Although I think you will incur bandwidth costs, although I'm guessing that they wouldn't be very large.

hedgehog90

Quote from: biggytitbo on June 09, 2014, 07:01:53 PM
The only way round it is to move the request to a server, and if you're on the free tier you could use aws itself for that for nothing.

You mean the thing that got you in a lot of bother? I'm not sure I trust it. Also I found it terribly confusing and I felt out of my zone when I was setting it up, basically I just want an environment which will run a php with relative ease. If thousands of people per month were running this php which took requests (ie, received image files no larger than 1.5MB from user) would that be expensive? My worry is that even if it is cheap it could get out of hand.

Also, I've just reminded myself of the question I asked but was never answered, what's with regions? What's their importance? I have an Irish Bucket. Is that any different to an American Bucket? Is AWS a bit racist towards some buckets but not others? What if my Irish bucket has mostly Americans downloading its contents? I'm sure this is easily googleable but I'd prefer to hear it from one of you experts.

Quote from: Zetetic on June 09, 2014, 07:34:38 PM
You should - I think - create an 'AWS IAM User' whose policy dictated that all they could do was read and write a particular S3 bucket (and I believe you could control that further with S3 ACLs to prevent the 'delete everything' scenario).[nb]Here's an example of such a policy, apparently.[/nb]

That's still not enough, I'd suggest, to make the credentials openly available - someone will still be able to fill your S3 bucket with huge amounts of child abuse imagery, fairly quickly I'd imagine. I think you will need server-side code to do proper damage control - validation they they're actually images, limiting the rate of uploads from a single visitor perhaps, and so on.
Although I think you will incur bandwidth costs, although I'm guessing that they wouldn't be very large.

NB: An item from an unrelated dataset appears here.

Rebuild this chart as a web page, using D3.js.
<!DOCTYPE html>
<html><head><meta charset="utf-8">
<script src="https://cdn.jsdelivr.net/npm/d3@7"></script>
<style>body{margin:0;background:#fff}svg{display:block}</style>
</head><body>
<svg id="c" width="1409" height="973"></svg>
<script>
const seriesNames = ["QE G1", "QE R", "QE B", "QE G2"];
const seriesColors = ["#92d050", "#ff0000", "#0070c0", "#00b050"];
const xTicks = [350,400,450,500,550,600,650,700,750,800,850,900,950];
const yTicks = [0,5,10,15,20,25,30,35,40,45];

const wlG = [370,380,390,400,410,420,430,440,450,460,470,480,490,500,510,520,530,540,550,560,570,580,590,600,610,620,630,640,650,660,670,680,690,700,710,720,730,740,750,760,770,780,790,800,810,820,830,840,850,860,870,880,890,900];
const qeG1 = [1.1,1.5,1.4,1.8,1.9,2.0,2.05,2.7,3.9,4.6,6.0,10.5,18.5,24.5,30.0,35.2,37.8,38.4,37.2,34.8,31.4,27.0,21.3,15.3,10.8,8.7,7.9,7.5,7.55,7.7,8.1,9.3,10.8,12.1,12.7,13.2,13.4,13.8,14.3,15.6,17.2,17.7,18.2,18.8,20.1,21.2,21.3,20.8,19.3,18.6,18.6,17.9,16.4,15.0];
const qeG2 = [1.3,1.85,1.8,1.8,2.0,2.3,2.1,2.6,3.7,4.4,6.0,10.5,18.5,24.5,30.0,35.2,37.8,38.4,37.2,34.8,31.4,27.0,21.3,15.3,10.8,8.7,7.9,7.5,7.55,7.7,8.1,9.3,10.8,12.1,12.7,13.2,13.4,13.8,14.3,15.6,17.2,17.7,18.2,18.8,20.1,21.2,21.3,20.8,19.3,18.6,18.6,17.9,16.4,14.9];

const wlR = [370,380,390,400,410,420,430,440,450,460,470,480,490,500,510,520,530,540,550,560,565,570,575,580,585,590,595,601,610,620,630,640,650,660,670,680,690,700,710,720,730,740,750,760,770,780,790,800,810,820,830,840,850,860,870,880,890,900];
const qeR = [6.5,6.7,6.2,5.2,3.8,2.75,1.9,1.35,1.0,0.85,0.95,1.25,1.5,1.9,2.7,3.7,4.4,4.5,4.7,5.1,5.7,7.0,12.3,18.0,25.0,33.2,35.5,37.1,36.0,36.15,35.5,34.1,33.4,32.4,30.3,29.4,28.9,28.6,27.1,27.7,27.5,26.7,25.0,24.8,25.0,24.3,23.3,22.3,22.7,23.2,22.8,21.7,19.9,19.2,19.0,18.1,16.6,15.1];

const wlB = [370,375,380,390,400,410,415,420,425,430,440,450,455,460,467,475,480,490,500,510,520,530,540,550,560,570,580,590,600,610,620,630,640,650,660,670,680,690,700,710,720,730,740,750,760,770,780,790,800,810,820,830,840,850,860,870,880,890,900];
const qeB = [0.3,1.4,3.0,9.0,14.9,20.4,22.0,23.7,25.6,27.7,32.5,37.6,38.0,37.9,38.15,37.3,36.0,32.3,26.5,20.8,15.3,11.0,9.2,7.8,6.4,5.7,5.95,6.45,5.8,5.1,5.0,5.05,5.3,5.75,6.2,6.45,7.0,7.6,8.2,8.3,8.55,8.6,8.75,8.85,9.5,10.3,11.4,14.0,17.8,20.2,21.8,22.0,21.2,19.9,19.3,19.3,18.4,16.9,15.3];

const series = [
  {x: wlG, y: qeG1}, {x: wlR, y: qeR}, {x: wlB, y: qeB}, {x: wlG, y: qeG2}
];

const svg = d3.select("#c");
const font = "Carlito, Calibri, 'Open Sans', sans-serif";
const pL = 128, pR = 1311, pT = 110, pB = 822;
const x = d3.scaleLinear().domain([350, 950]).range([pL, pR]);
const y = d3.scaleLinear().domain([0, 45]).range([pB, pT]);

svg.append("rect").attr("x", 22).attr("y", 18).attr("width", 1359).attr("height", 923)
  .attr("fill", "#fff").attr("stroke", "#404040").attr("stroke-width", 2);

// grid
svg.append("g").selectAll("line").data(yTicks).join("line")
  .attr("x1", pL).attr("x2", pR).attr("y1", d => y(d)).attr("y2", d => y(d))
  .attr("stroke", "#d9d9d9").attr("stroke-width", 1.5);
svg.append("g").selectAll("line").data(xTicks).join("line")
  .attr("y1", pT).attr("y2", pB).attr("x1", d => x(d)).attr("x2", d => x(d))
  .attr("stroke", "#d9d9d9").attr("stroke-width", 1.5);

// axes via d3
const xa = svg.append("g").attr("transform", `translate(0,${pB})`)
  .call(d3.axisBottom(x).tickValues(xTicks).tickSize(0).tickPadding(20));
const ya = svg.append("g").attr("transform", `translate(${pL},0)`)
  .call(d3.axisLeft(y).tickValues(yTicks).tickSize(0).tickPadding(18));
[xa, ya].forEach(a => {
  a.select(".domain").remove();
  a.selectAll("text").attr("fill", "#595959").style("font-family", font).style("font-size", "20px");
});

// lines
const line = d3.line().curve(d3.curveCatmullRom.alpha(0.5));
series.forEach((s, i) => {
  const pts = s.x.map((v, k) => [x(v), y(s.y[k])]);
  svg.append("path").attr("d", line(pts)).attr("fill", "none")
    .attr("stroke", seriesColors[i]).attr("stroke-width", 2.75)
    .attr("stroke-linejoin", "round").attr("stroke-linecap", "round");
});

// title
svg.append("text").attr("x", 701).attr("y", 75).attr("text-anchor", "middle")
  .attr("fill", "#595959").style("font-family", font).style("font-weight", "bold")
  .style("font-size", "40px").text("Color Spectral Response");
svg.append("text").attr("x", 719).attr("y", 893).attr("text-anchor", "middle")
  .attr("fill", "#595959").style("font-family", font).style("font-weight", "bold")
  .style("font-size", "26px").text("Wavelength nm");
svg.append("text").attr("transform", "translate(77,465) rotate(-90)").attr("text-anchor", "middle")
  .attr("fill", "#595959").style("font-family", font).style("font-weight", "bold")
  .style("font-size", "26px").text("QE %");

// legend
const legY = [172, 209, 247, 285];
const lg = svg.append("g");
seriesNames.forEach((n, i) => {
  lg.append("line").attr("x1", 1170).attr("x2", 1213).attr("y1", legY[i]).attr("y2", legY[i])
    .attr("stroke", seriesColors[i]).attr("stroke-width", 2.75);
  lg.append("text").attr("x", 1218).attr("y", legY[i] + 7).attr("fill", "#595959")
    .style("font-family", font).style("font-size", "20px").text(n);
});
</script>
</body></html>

I've got a way of limiting bandwidth abuse in the Flash application. Also I've just implemented the IAM user thing so that the access key can only do Put actions, tah for that!
That's 50% of my problem solved :)

biggytitbo

You can run a linux micro instance 24/7 for a year for nothing, that should do everything you need.

hedgehog90

Right. So I've set up a new EC2 instance and got it working as a web server.
So if I set up a php script that handles the files and puts them on S3 there shouldn't be a problem usage wise?
Also, you say this won't cost a penny if I have it running 24/7 for a year, what about after a year?
What if my php handler was receiving on average between 1 and 2 GB every day?

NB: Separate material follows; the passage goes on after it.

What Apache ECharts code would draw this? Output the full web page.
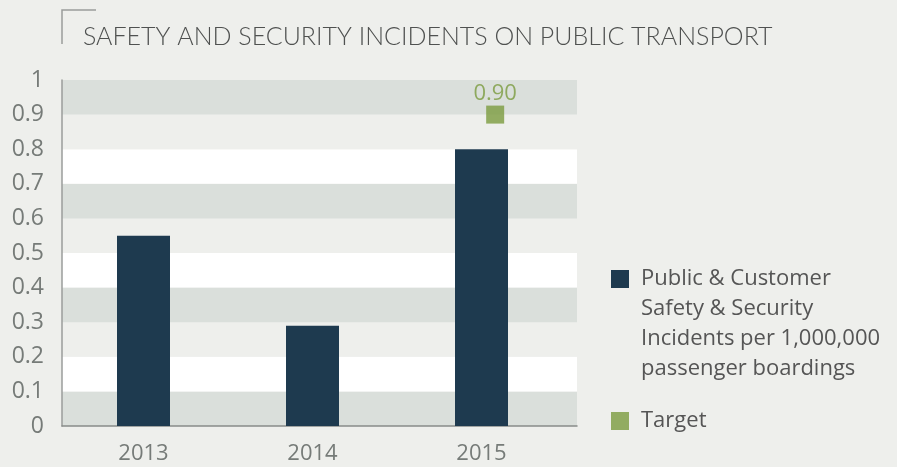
<!DOCTYPE html>
<html>
<head>
<meta charset="utf-8">
<script src="https://cdn.jsdelivr.net/npm/echarts@6/dist/echarts.min.js"></script>
<style>
  html, body { margin: 0; padding: 0; background: #eeefec; }
  #chart { width: 897px; height: 467px; }
</style>
</head>
<body>
<div id="chart"></div>
<script>
// data
var years = ['2013', '2014', '2015'];
var incidents = [0.55, 0.29, 0.80];
var target = [null, null, 0.90];
var barName = 'Public & Customer\nSafety & Security\nIncidents per 1,000,000\npassenger boardings';
var targetName = 'Target';

var chart = echarts.init(document.getElementById('chart'));

var font = 'Open Sans';
var labelGrey = '#767b78';

option = {
    backgroundColor: '#eeefec',
    title: {
        text: 'SAFETY AND SECURITY INCIDENTS ON PUBLIC TRANSPORT',
        left: 83,
        top: 24,
        padding: 0,
        textStyle: { fontFamily: 'Lato', fontSize: 25, fontWeight: 300, color: '#4f5150' }
    },
    graphic: [{
        type: 'polyline',
        shape: { points: [[62, 44], [62, 10], [96, 10]] },
        style: { stroke: '#9a9d9b', lineWidth: 1.5, fill: null }
    }],
    legend: [{
        data: [{ name: barName, icon: 'rect' }],
        left: 611,
        top: 174,
        padding: 0,
        itemWidth: 18,
        itemHeight: 18,
        selectedMode: false,
        // leading blank lines push the first line level with the icon
        formatter: function (name) { return '\n\n\n' + name; },
        textStyle: { fontFamily: font, fontSize: 22, lineHeight: 30, color: '#555', padding: [0, 0, 0, 7] }
    }, {
        data: [{ name: targetName, icon: 'rect' }],
        left: 611,
        top: 406,
        padding: 0,
        itemWidth: 18,
        itemHeight: 18,
        selectedMode: false,
        textStyle: { fontFamily: font, fontSize: 22, lineHeight: 30, color: '#555', padding: [0, 0, 0, 7] }
    }],
    grid: [
        { left: 62, top: 80, width: 515, height: 346 },
        { left: 59, top: 80, width: 507, height: 346 }
    ],
    xAxis: [{
        type: 'category',
        gridIndex: 0,
        data: years,
        axisLine: { lineStyle: { color: '#888c89', width: 1.5 } },
        axisTick: { show: false },
        axisLabel: { show: false }
    }, {
        type: 'category',
        gridIndex: 1,
        data: years,
        axisLine: { show: false },
        axisTick: { show: false },
        axisLabel: { fontFamily: font, fontSize: 22, color: labelGrey, margin: 17 }
    }],
    yAxis: [{
        type: 'value',
        gridIndex: 0,
        min: 0,
        max: 1,
        interval: 0.1,
        axisLine: { show: true, lineStyle: { color: '#9a9d9b', width: 1.5 } },
        axisTick: { show: false },
        splitLine: { show: false },
        splitArea: { show: true, areaStyle: { color: ['#dadfdb', '#ffffff', '#eeefec'] } },
        axisLabel: { fontFamily: font, fontSize: 23, color: labelGrey, margin: 18 }
    }, {
        type: 'value',
        gridIndex: 1,
        min: 0,
        max: 1,
        interval: 0.1,
        show: false
    }],
    series: [{
        name: barName,
        type: 'bar',
        xAxisIndex: 1,
        yAxisIndex: 1,
        data: incidents,
        barWidth: 53,
        itemStyle: { color: '#1e3a4f' }
    }, {
        name: targetName,
        type: 'scatter',
        xAxisIndex: 0,
        yAxisIndex: 0,
        data: target,
        symbol: 'rect',
        symbolSize: 18,
        symbolOffset: [4, 0],
        itemStyle: { color: '#7a9b3e' },
        label: {
            show: true,
            position: 'top',
            distance: 1,
            offset: [0, 0],
            formatter: function (p) { return p.value.toFixed(2); },
            fontFamily: font,
            fontSize: 22,
            color: '#7a9b3e'
        }
    }]
};
chart.setOption(option);
</script>
</body>
</html>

Also, I did a bit of research and can't find any discernible difference between regions. Some are more stable and have more features than others, that's about it.

EDIT: Also, is there any way to stop the instance if it gets out of hand without losing all my data?

biggytitbo

Quote from: hedgehog90 on June 10, 2014, 04:21:03 PM
Right. So I've set up a new EC2 instance and got it working as a web server.
So if I set up a php script that handles the files and puts them on S3 there shouldn't be a problem usage wise?
Also, you say this won't cost a penny if I have it running 24/7 for a year, what about after a year?
What if my php handler was receiving on average between 1 and 2 GB every day?

Also, I did a bit of research and can't find any discernible difference between regions. Some are more stable and have more features than others, that's about it.


It's free to use for a year, but you might still pay a bit if you go over the bandwidths limits or number of requests. It's very cheap though, unless you have shitloads of users?

hedgehog90

What's "very cheap"? And what if it's a unique user every time?
I'm just trying to work out if I should use this or my old shitty webserver.